§ Task to complete
Restate all the material verbatim, except for the pictures.

>> START Stored data

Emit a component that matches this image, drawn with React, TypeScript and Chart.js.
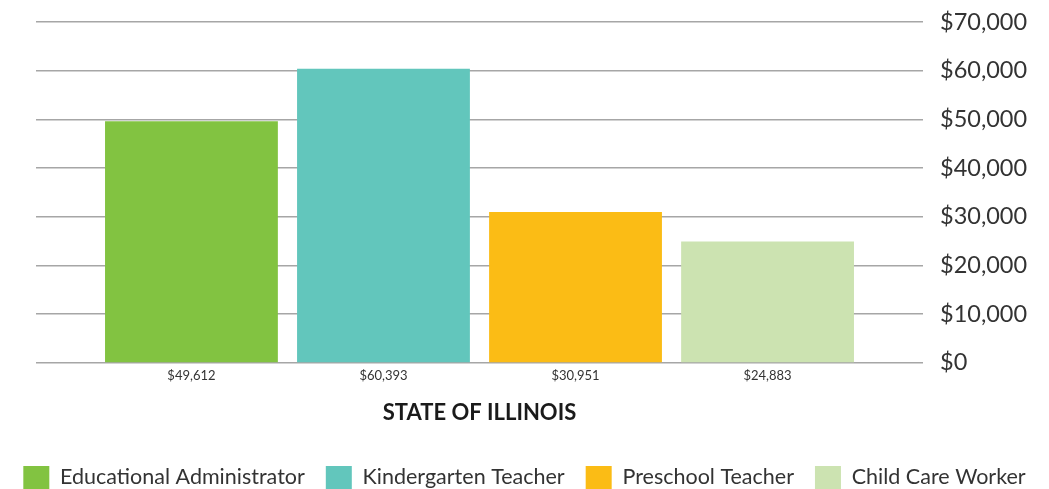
import React, { useEffect, useRef } from "react";
import { Chart, registerables } from "chart.js";

Chart.register(...registerables);

const categories = ["STATE OF ILLINOIS"];
const seriesNames = [
  "Educational Administrator",
  "Kindergarten Teacher",
  "Preschool Teacher",
  "Child Care Worker",
];
const seriesValues = [49612, 60393, 30951, 24883];
const seriesColors = ["#82c341", "#62c6bc", "#fbbc15", "#cce3b1"];
const yTicks = [0, 10000, 20000, 30000, 40000, 50000, 60000, 70000];

const fmt = (v: number) => "$" + v.toLocaleString("en-US");

const valueLabels = {
  id: "valueLabels",
  afterDatasetsDraw(chart: any) {
    const ctx = chart.ctx;
    ctx.save();
    ctx.font = "13px Lato";
    ctx.fillStyle = "#333333";
    ctx.textAlign = "center";
    ctx.textBaseline = "middle";
    chart.data.datasets.forEach((ds: any, i: number) => {
      const meta = chart.getDatasetMeta(i);
      const el = meta.data[0];
      if (!el) return;
      ctx.fillText(fmt(ds.data[0]), el.x, chart.chartArea.bottom + 13);
    });
    ctx.restore();
  },
};

export default function App() {
  const ref = useRef<HTMLCanvasElement>(null);
  useEffect(() => {
    if (!ref.current) return;
    const chart = new Chart(ref.current, {
      type: "bar",
      data: {
        labels: categories,
        datasets: seriesNames.map((name, i) => ({
          label: name,
          data: [seriesValues[i]],
          backgroundColor: seriesColors[i],
          borderWidth: 0,
          barPercentage: 0.9,
          categoryPercentage: 0.866,
        })),
      },
      options: {
        animation: false,
        responsive: true,
        maintainAspectRatio: false,
        layout: { padding: { left: 0, right: 0, top: 0, bottom: -10 } },
        plugins: {
          tooltip: { enabled: false },
          legend: {
            position: "bottom",
            labels: {
              boxWidth: 26,
              boxHeight: 23,
              padding: 21,
              color: "#333333",
              font: { family: "Lato", size: 21.5 },
            },
          },
        },
        scales: {
          x: {
            grid: { display: false },
            border: { display: false },
            ticks: { display: false },
            title: {
              display: true,
              text: categories[0],
              color: "#1a1a1a",
              font: { family: "Lato", size: 22, weight: "bold" },
              padding: { top: 29, bottom: 19 },
            },
          },
          yLeft: {
            position: "left",
            display: true,
            grid: { display: false },
            border: { display: false },
            ticks: { display: false },
            afterFit: (axis: any) => {
              axis.width = 36;
            },
          },
          y: {
            position: "right",
            min: 0,
            max: 70000,
            afterBuildTicks: (axis: any) => {
              axis.ticks = yTicks.map((v) => ({ value: v }));
            },
            afterFit: (axis: any) => {
              axis.width = 126;
              axis.paddingTop = 22;
              axis.paddingBottom = 0;
            },
            grid: { color: "#a6a6a6", lineWidth: 1.5, drawTicks: false },
            border: { display: false },
            ticks: {
              padding: 17,
              color: "#333333",
              font: { family: "Lato", size: 23.5 },
              callback: (v: any) => fmt(Number(v)),
            },
          },
        },
      },
      plugins: [valueLabels],
    });
    return () => chart.destroy();
  }, []);
  return (
    <div style={{ position: "fixed", left: 0, top: 0, width: 1049, height: 489, background: "#fff" }}>
      <canvas ref={ref} />
    </div>
  );
}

>> END Stored data

§ Result of this task
Emit a component that matches this image, drawn with React, TypeScript and Chart.js.
import React, { useEffect, useRef } from "react";
import { Chart, registerables } from "chart.js";

Chart.register(...registerables);

const categories = ["STATE OF ILLINOIS"];
const seriesNames = [
  "Educational Administrator",
  "Kindergarten Teacher",
  "Preschool Teacher",
  "Child Care Worker",
];
const seriesValues = [49612, 60393, 30951, 24883];
const seriesColors = ["#82c341", "#62c6bc", "#fbbc15", "#cce3b1"];
const yTicks = [0, 10000, 20000, 30000, 40000, 50000, 60000, 70000];

const fmt = (v: number) => "$" + v.toLocaleString("en-US");

const valueLabels = {
  id: "valueLabels",
  afterDatasetsDraw(chart: any) {
    const ctx = chart.ctx;
    ctx.save();
    ctx.font = "13px Lato";
    ctx.fillStyle = "#333333";
    ctx.textAlign = "center";
    ctx.textBaseline = "middle";
    chart.data.datasets.forEach((ds: any, i: number) => {
      const meta = chart.getDatasetMeta(i);
      const el = meta.data[0];
      if (!el) return;
      ctx.fillText(fmt(ds.data[0]), el.x, chart.chartArea.bottom + 13);
    });
    ctx.restore();
  },
};

export default function App() {
  const ref = useRef<HTMLCanvasElement>(null);
  useEffect(() => {
    if (!ref.current) return;
    const chart = new Chart(ref.current, {
      type: "bar",
      data: {
        labels: categories,
        datasets: seriesNames.map((name, i) => ({
          label: name,
          data: [seriesValues[i]],
          backgroundColor: seriesColors[i],
          borderWidth: 0,
          barPercentage: 0.9,
          categoryPercentage: 0.866,
        })),
      },
      options: {
        animation: false,
        responsive: true,
        maintainAspectRatio: false,
        layout: { padding: { left: 0, right: 0, top: 0, bottom: -10 } },
        plugins: {
          tooltip: { enabled: false },
          legend: {
            position: "bottom",
            labels: {
              boxWidth: 26,
              boxHeight: 23,
              padding: 21,
              color: "#333333",
              font: { family: "Lato", size: 21.5 },
            },
          },
        },
        scales: {
          x: {
            grid: { display: false },
            border: { display: false },
            ticks: { display: false },
            title: {
              display: true,
              text: categories[0],
              color: "#1a1a1a",
              font: { family: "Lato", size: 22, weight: "bold" },
              padding: { top: 29, bottom: 19 },
            },
          },
          yLeft: {
            position: "left",
            display: true,
            grid: { display: false },
            border: { display: false },
            ticks: { display: false },
            afterFit: (axis: any) => {
              axis.width = 36;
            },
          },
          y: {
            position: "right",
            min: 0,
            max: 70000,
            afterBuildTicks: (axis: any) => {
              axis.ticks = yTicks.map((v) => ({ value: v }));
            },
            afterFit: (axis: any) => {
              axis.width = 126;
              axis.paddingTop = 22;
              axis.paddingBottom = 0;
            },
            grid: { color: "#a6a6a6", lineWidth: 1.5, drawTicks: false },
            border: { display: false },
            ticks: {
              padding: 17,
              color: "#333333",
              font: { family: "Lato", size: 23.5 },
              callback: (v: any) => fmt(Number(v)),
            },
          },
        },
      },
      plugins: [valueLabels],
    });
    return () => chart.destroy();
  }, []);
  return (
    <div style={{ position: "fixed", left: 0, top: 0, width: 1049, height: 489, background: "#fff" }}>
      <canvas ref={ref} />
    </div>
  );
}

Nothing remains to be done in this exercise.